Communication and Rhetorical Studies
McAnulty College and Graduate School of Liberal Arts
Richard H. Thames
Anthony M. Wachs
Rhetoric, Video Games, Persuasion, Kenneth Burke, Jacques Ellul, Covert
Video games, through their widespread popularity and appeal, transmit meaningful ideas, beliefs, and attitudes via the use of digital worlds, narratives, characters, and play. Play has always held a key role in human life, but the video game medium accentuates and accelerates the reach and impact of play on human users.

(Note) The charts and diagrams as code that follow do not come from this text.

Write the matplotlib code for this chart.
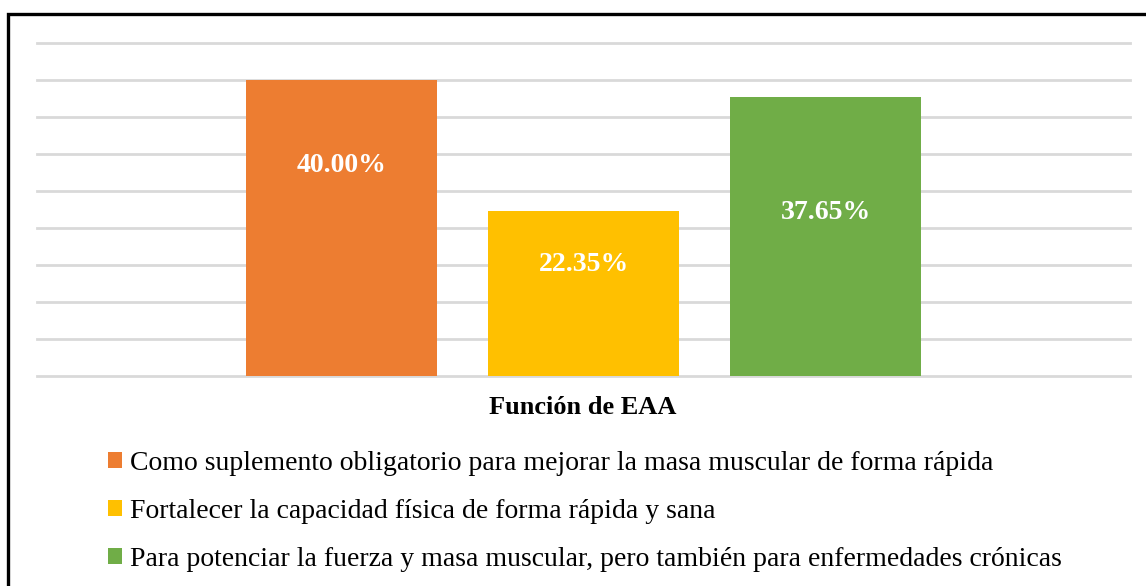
import matplotlib.pyplot as plt
from matplotlib.patches import Rectangle

categories = ['Como suplemento obligatorio para mejorar la masa muscular de forma rápida',
              'Fortalecer la capacidad física de forma rápida y sana',
              'Para potenciar la fuerza y masa muscular, pero también para enfermedades crónicas']
values = [40.00, 22.35, 37.65]
value_labels = ['40.00%', '22.35%', '37.65%']
colors = ['#ED7D31', '#FFC000', '#70AD47']
axis_title = 'Función de EAA'

# where Excel dropped the data labels (in % units)
label_y = [28.4, 15.1, 22.1]

plt.rcParams['font.family'] = ['Liberation Serif', 'DejaVu Serif']

fig = plt.figure(figsize=(11.46, 5.86), dpi=100)
W, H = 1146, 586
ax = fig.add_axes([37 / W, 1 - 376 / H, 1093 / W, 333 / H])

x = range(len(values))
for i in x:
    ax.bar(i, values[i], width=191 / 242, color=colors[i], label=categories[i], zorder=2)
    ax.text(i, label_y[i], value_labels[i], ha='center', va='center',
            color='white', fontsize=20, fontweight='bold', zorder=3)

ax.set_xlim(-1.258, 3.258)
ax.set_ylim(0, 45)
ax.set_yticks(range(0, 46, 5))
ax.yaxis.grid(True, color='#d9d9d9', linewidth=2)
for gl in ax.get_ygridlines():
    gl.set_clip_on(False)
ax.set_axisbelow(True)
ax.tick_params(left=False, bottom=False, labelleft=False, labelbottom=False)
for s in ax.spines.values():
    s.set_visible(False)

fig.text(583 / W, 1 - 408 / H, axis_title, ha='center', va='center',
         fontsize=19, fontweight='bold')

fig.legend(loc='upper left', bbox_to_anchor=(108 / W, 1 - 451 / H), frameon=False,
           fontsize=20, handlelength=0.52, handleheight=0.52, handletextpad=0.26,
           labelspacing=0.82, borderpad=0, borderaxespad=0)

# outer chart frame (bottom and right run off the crop)
fig.patches.append(Rectangle((7.5 / W, -0.05), 1.1, 1 - 13.5 / H + 0.05,
                             transform=fig.transFigure, fill=False,
                             edgecolor='black', linewidth=2.4))

fig.savefig('out.png', dpi=100)
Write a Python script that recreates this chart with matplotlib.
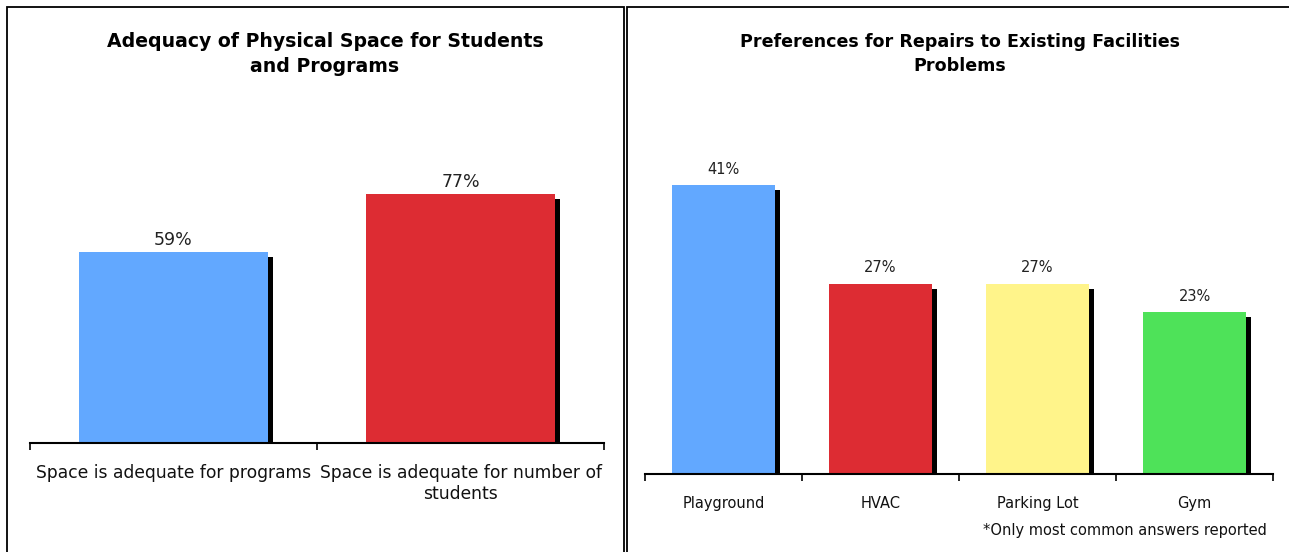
import matplotlib
matplotlib.use("Agg")
import matplotlib.pyplot as plt
from matplotlib.patches import Rectangle
from matplotlib.transforms import ScaledTranslation

# survey results
space_labels = ["Space is adequate for programs", "Space is adequate for number of\nstudents"]
space_values = [59, 77]
space_colors = ["#62a8ff", "#dd2c33"]

repair_labels = ["Playground", "HVAC", "Parking Lot", "Gym"]
repair_values = [41, 27, 27, 23]
repair_colors = ["#62a8ff", "#dd2c33", "#fff48a", "#4ee259"]

plt.rcParams['font.family'] = 'DejaVu Sans'

W, H = 1289, 552
fig = plt.figure(figsize=(W / 100, H / 100), dpi=100)


def px_axes(x0, x1, y_base, y_top):
    # axes placed by pixel coords (y measured from the top)
    return fig.add_axes([x0 / W, 1 - y_base / H, (x1 - x0) / W, (y_base - y_top) / H])


def shadow_bars(ax, values, colors, width, label_size, label_pad):
    n = len(values)
    x = list(range(n))
    shift = ax.transData + ScaledTranslation(5 / 100, -5 / 100, fig.dpi_scale_trans)
    ax.bar(x, values, width=width, color="black", transform=shift, zorder=1)
    bars = ax.bar(x, values, width=width, color=colors, zorder=2)
    for b, v in zip(bars, values):
        ax.annotate(f"{v}%", (b.get_x() + b.get_width() / 2, v),
                    xytext=(0, label_pad), textcoords="offset points",
                    ha="center", va="bottom", fontsize=label_size, color="#222222")
    ax.set_xlim(-0.5, n - 0.5)
    for s in ["top", "left", "right"]:
        ax.spines[s].set_visible(False)
    ax.spines["bottom"].set_linewidth(1.5)
    ax.set_yticks([])
    ax.set_xticks(x)
    ax.set_xticks([i - 0.5 for i in range(n + 1)], minor=True)
    ax.tick_params(axis="x", which="major", length=0)
    ax.tick_params(axis="x", which="minor", length=5, width=1.2, direction="out")


# left chart
ax1 = px_axes(30, 604, 443, 119)
ax1.set_ylim(0, 100)
shadow_bars(ax1, space_values, space_colors, 0.66, 12.5, 2)
ax1.set_xticklabels(space_labels, fontsize=12.3, color="#111111", multialignment="center")
ax1.tick_params(axis="x", which="major", pad=15)
fig.text(325 / W, 1 - 54 / H, "Adequacy of Physical Space for Students\nand Programs",
         ha="center", va="center", fontsize=13.6, fontweight="bold", linespacing=1.35)

# right chart
ax2 = px_axes(645, 1273, 474, 121.5)
ax2.set_ylim(0, 50)
shadow_bars(ax2, repair_values, repair_colors, 0.66, 10.5, 6)
ax2.set_xticklabels(repair_labels, fontsize=10.5, color="#111111")
ax2.tick_params(axis="x", which="major", pad=16)
fig.text(960 / W, 1 - 54 / H, "Preferences for Repairs to Existing Facilities\nProblems",
         ha="center", va="center", fontsize=12.6, fontweight="bold", linespacing=1.45)
fig.text(1267 / W, 1 - 530 / H, "*Only most common answers reported",
         ha="right", va="center", fontsize=10.5, color="#111111")

# panel borders
for x0, x1 in [(6.5, 623.5), (626.5, 1300)]:
    fig.add_artist(Rectangle((x0 / W, -0.1), (x1 - x0) / W, 1.1 - 7.5 / H,
                             transform=fig.transFigure, fill=False,
                             edgecolor="black", linewidth=1.3, clip_on=False))

fig.savefig("out.png", dpi=100)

Jacques Ellul’s philosophy of social propaganda and Kenneth Burke’s rhetorical theory each offer important implications to the persuasiveness of video games; however, when placed in conversation with one another, the union of Ellul and Burke leads to a more complete understanding of how video games have such an effect and what can be done when complications are found. That video games are influential is not troubling, but it is worth exploring the ways in which video games are changing players’ actions, attitudes, and ideals through covert persuasion. Video games have the capacity and potency to transmit and instill prejudicial attitudes in players through covert persuasion, and these attitudes can lead to destructive actions. Many groups suffer from stereotypical depictions in video games, but one particular group under threat from the video game industry in the current political climate of the United States are Hispanic and Latino populations and cultures. If video games have the power to spread prejudice, then they also have the power to correct those problematic attitudes.